После нелегкого пребывания в восточных штатах Айседора, по всей видимости, была рада переехать под мирное небо Среднего Запада.
Интерес к ее гастролям со стороны журналистов не угасал, но не в связи с их творческой стороной, а из-за неприятностей с ее мужем, из-за ее одежды или конфликтов с местной полицией.
В Индианаполисе, например, мэр Лью Шенкс распорядился, чтобы по краям сцены стояли четверо полицейских, следивших за тем, чтобы танцовщица не скинула с себя тунику. В Луисвилле у нее оторвалась бретелька на платье, что тут же было отражено в статье под названием «Айседора запятнала искусство»17
. В еще одном городе мэр конфисковал несколько ее концертных костюмов, дабы предотвратить исполнение ею революционных танцев. Айседора тут же отреагировала на эту ситуацию, обратившись к публике: «Боюсь, что не смогу исполнить вторую часть программы, как было объявлено. Но не по своей вине. Просто ваш мэр обожает все красное настолько, что забрал мои красные туники даже без моего разрешения». Она была в своем репертуаре, воспринимая все с иронией и сарказмом, что очень понравилось публике и сделало мэра посмешищем. Следствием этого явился отъезд мэра из города на три дня, что позволило ему избежать ненужных вопросов18В Толедо критик газеты «Толедо блейд» написал о двух работах Айседоры на музыку Листа:
«Ее мертвенно-бледное лицо напоминало трагическую маску, глаза ее иногда становились словно стеклянными… ее мимика и жесты выражали ужас, страдание и отчаяние, хотя… вдруг возникали моменты просветления, возбуждения, порывов, способные поднять остальных до тех же высот». И этот критик, и остальная публика предпочли последнюю, более легкую часть программы: три этюда, Соната номер четыре Скрябина. Исполнение мрачных рапсодий, вероятно, давало Айседоре необходимое ей чувство облегчения, потому что в течение всего турне ее сопровождали различного рода неприятности, связанные с молодым мужем, чье пьянство и черная депрессия учащались день ото дня.

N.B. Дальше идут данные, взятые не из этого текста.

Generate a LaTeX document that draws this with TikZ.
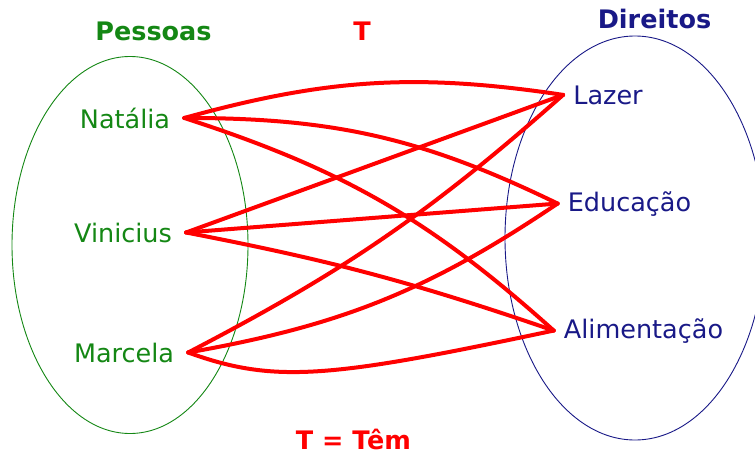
\documentclass[tikz,border=0pt]{standalone}
\usepackage{fontspec}
\setmainfont{DejaVu Sans}
\definecolor{pgreen}{RGB}{20,135,20}
\definecolor{dnavy}{RGB}{25,25,135}
\tikzset{
  pessoa/.style={text=pgreen,anchor=base,inner xsep=14pt,font=\fontsize{25.5}{30}\selectfont},
  direito/.style={text=dnavy,anchor=base,inner xsep=10pt,font=\fontsize{25.5}{30}\selectfont},
  titulo/.style={anchor=base,font=\fontsize{25.5}{30}\selectfont\bfseries},
  tem/.style={red,line width=4pt,line cap=round,line join=round}
}
\begin{document}
\begin{tikzpicture}[x=1pt,y=1pt]
\useasboundingbox (0,0) rectangle (755,-455);
   % conjuntos
   \draw[pgreen,line width=0.9pt] (130,-245) ellipse (118 and 188.5);
   \draw[dnavy,line width=0.9pt] (635,-238) ellipse (130 and 202);

   \node[titulo,text=pgreen] at (153.5,-40) (pessoas) {Pessoas};
   \node[titulo,text=red] at (362,-40) (rel) {T};
   \node[titulo,text=dnavy] at (654.5,-28) (direitos) {Direitos};
   \node[titulo,text=red] at (353.5,-449) (legenda) {T = Têm};

   \node[pessoa] at (125,-128) (natalia) {Natália};
   \node[pessoa] at (123,-242) (vinicius) {Vinicius};
   \node[pessoa] at (124,-362) (marcela) {Marcela};

   \node[direito] at (608,-104) (lazer) {Lazer};
   \node[direito] at (629.5,-211) (educacao) {Educação};
   \node[direito] at (643.5,-338) (alimentacao) {Alimentação};

   % relacao T
   \draw[tem] (natalia.east) to[bend left=12] (lazer.west);
   \draw[tem] (natalia.east) to[bend left=13] (educacao.west);
   \draw[tem] (natalia.east) to[bend left=12] (alimentacao.west);
   \draw[tem] (vinicius.east) -- (lazer.west);
   \draw[tem] (vinicius.east) -- (educacao.west);
   \draw[tem] (vinicius.east) to[bend left=4] (alimentacao.west);
   \draw[tem] (marcela.east) to[bend right=7] (lazer.west);
   \draw[tem] (marcela.east) to[bend right=12] (educacao.west);
   \draw[tem] (marcela.east) .. controls (275,-384) and (330,-378) .. (alimentacao.west);

\end{tikzpicture}
\end{document}
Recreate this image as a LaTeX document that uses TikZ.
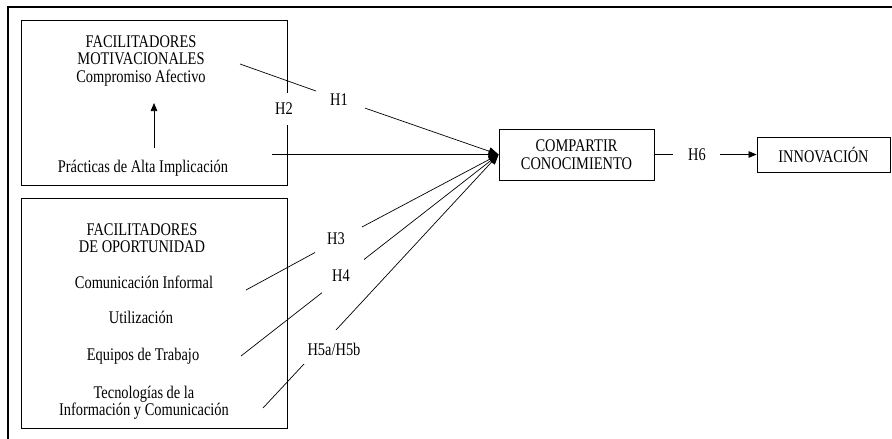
\documentclass[tikz,border=0pt]{standalone}
\usepackage{fontspec}
\setmainfont{Liberation Serif}[FakeStretch=0.81]
\usetikzlibrary{arrows.meta}
\begin{document}
\begin{tikzpicture}[x=1pt,y=-1pt,
  txt/.style={inner sep=0pt,anchor=base,font=\fontsize{17.8}{17.8}\selectfont},
  txttwo/.style={inner sep=0pt,anchor=north,align=center,font=\fontsize{17.8}{17}\selectfont},
  box/.style={draw,line width=0.8pt,inner sep=0pt},
  boxtxt/.style={align=center,font=\fontsize{17.8}{17.5}\selectfont},
  conn/.style={line width=0.7pt},
  tipA/.style={-{Triangle[length=10pt,width=8pt]}},
  tipB/.style={-{Triangle[length=8pt,width=6.5pt]}},
  gaplbl/.style={fill=white,inner sep=0pt,minimum width=16pt,minimum height=32pt,font=\fontsize{17.8}{17.8}\selectfont},
  frame/.style={line width=1.6pt}]
\useasboundingbox (0,0) rectangle (892,439);
% outer frame
\draw[frame] (8,439) -- (8,7) -- (892,7);
% boxes
\node[box,minimum width=266pt,minimum height=165pt] (motbox) at (154,102.5) {};
\node[box,minimum width=266pt,minimum height=230pt] (oppbox) at (154,313) {};
\node[box,boxtxt,minimum width=155pt,minimum height=51pt] (cc) at (576.5,154.5) {COMPARTIR\\CONOCIMIENTO};
\node[box,boxtxt,minimum width=133pt,minimum height=35pt] (inn) at (823.5,154.5) {INNOVACIÓN};
% texts top box
\node[txttwo] (fm) at (141,35.7) {FACILITADORES\\MOTIVACIONALES};
\node[txt] (comp) at (141,82.5) {Compromiso Afectivo};
\node[txt] (prac) at (143,172.5) {Prácticas de Alta Implicación};
% texts bottom box
\node[txttwo] (fo) at (142,223.5) {FACILITADORES\\DE OPORTUNIDAD};
\node[txt] (cinf) at (144,288) {Comunicación Informal};
\node[txt] (util) at (141,323.5) {Utilización};
\node[txt] (equi) at (143,360) {Equipos de Trabajo};
\node[txttwo] (tic) at (144,385.8) {Tecnologías de la\\Información y Comunicación};
% labels
\node[gaplbl] (h2) at (284,109) {H2};
\node[txt] (h1) at (339,105) {H1};
\node[txt] (h3) at (336,244) {H3};
\node[txt] (h4) at (341,281.7) {H4};
\node[txt] (h5) at (334,355) {H5a/H5b};
\node[txt] (h6) at (697,160) {H6};
% connector end points
\coordinate (pa) at (154,148);
\coordinate (pb) at (154,103);
\coordinate (h1s) at (240,64);
\coordinate (h1a) at (316,91);
\coordinate (h1b) at (365,108.1);
\coordinate (pr) at (272,154.5);
\coordinate (h3s) at (246,290);
\coordinate (h3a) at (315,252.5);
\coordinate (h3b) at (362,227);
\coordinate (h4s) at (241,356);
\coordinate (h4a) at (322,292.7);
\coordinate (h4b) at (364,259.5);
\coordinate (h5s) at (263,408);
\coordinate (h5a) at (304,364);
\coordinate (h5b) at (336,330);
\coordinate (h6a) at (673,154.5);
\coordinate (h6b) at (720,154.5);
% connectors
\draw[conn,tipB] (pa) -- (pb);
\draw[conn] (h1s) -- (h1a);
\draw[conn,tipA] (h1b) -- (cc.west);
\draw[conn,tipA] (pr) -- (cc.west);
\draw[conn] (h3s) -- (h3a);
\draw[conn,tipA] (h3b) -- (cc.west);
\draw[conn] (h4s) -- (h4a);
\draw[conn,tipA] (h4b) -- (cc.west);
\draw[conn] (h5s) -- (h5a);
\draw[conn,tipA] (h5b) -- (cc.west);
\draw[conn] (cc.east) -- (h6a);
\draw[conn,tipB] (h6b) -- (inn.west);
\end{tikzpicture}
\end{document}
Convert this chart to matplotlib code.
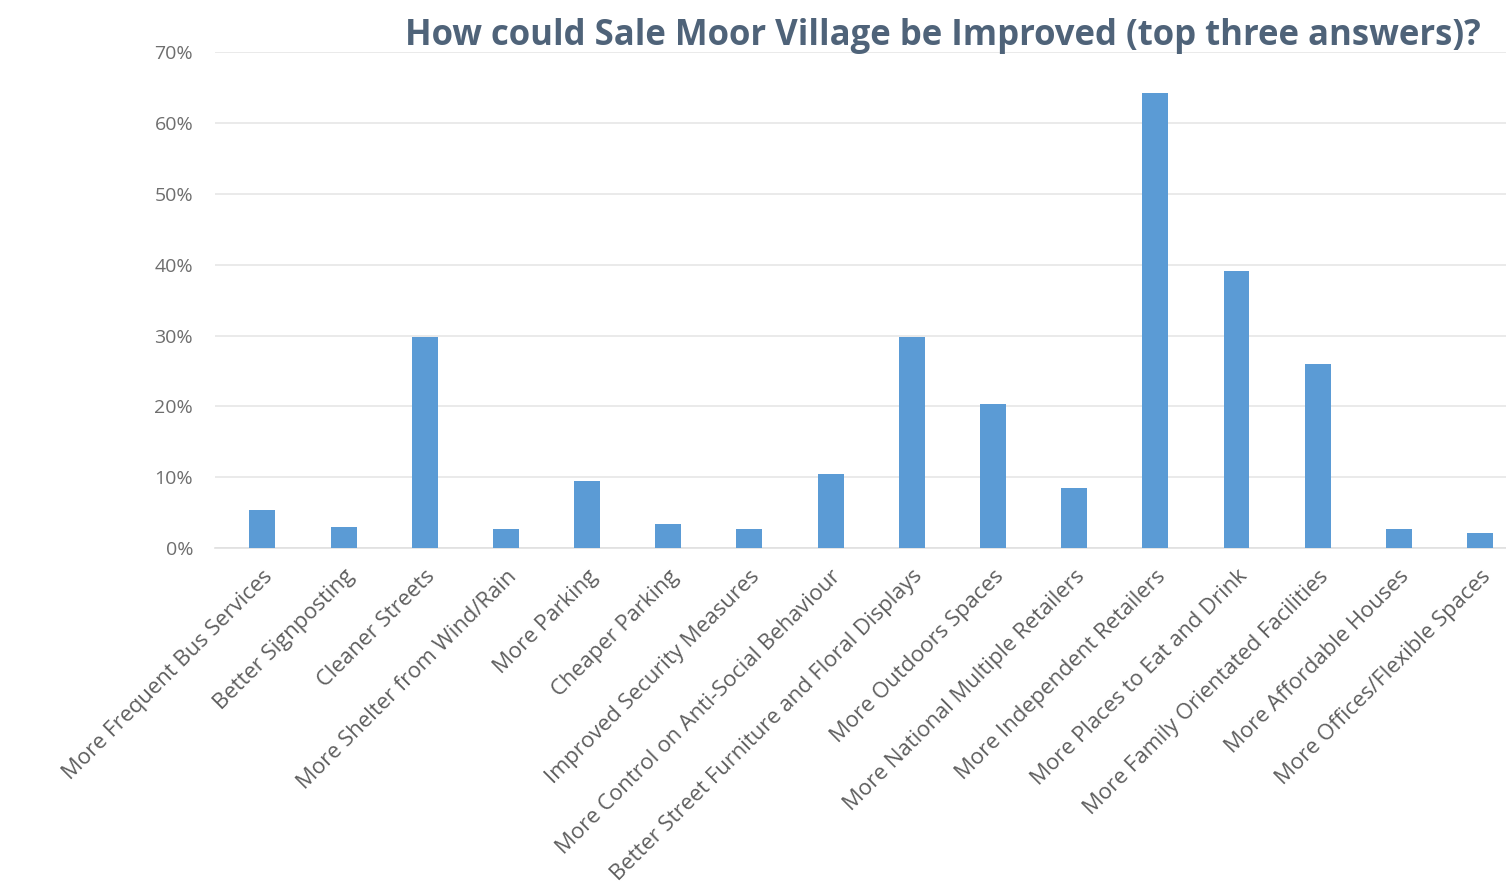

Отношения между Айседорой и Есениным ухудшились. Начиная с момента прибытия их поездка по Соединенным Штатам вылилась в череду конфликтов и разочарований. Есенин оказался в самом сердце странной страны, язык которой он не понимал и где его никто не знал. Он вспоминал, как был рад, увидев свою фотографию в каком-то журнале, и как ему неприятно было услышать перевод подписи под ней: «Сергей Есенин, русский поэт, муж известной танцовщицы Айседоры Дункан»19
. Он был интересен лишь как молодой муж прославленной танцовщицы, ее причуда, а поэзия его могла бы и не существовать вовсе. Иногда он уже начинал сомневаться в том, поэт ли он, поскольку все тяготы этой поездки отнимали у него уйму времени, не давая возможности спокойно сесть и поработать. Он излил свое негодование по поводу Айседоры ее говорящему по-русски аккомпаниатору Максу Рабиновичу, говоря о ней грубо и зло. Очень часто его угнетенность перерастала в грубость, и пианисту не раз приходилось вставать между ним и Айседорой, чтобы защитить танцовщицу20. Невероятно, но, несмотря на незнание английского, у Есенина никогда не возникало проблем с тем, чтобы отыскать бутлегера, который снабдил бы его плохим виски.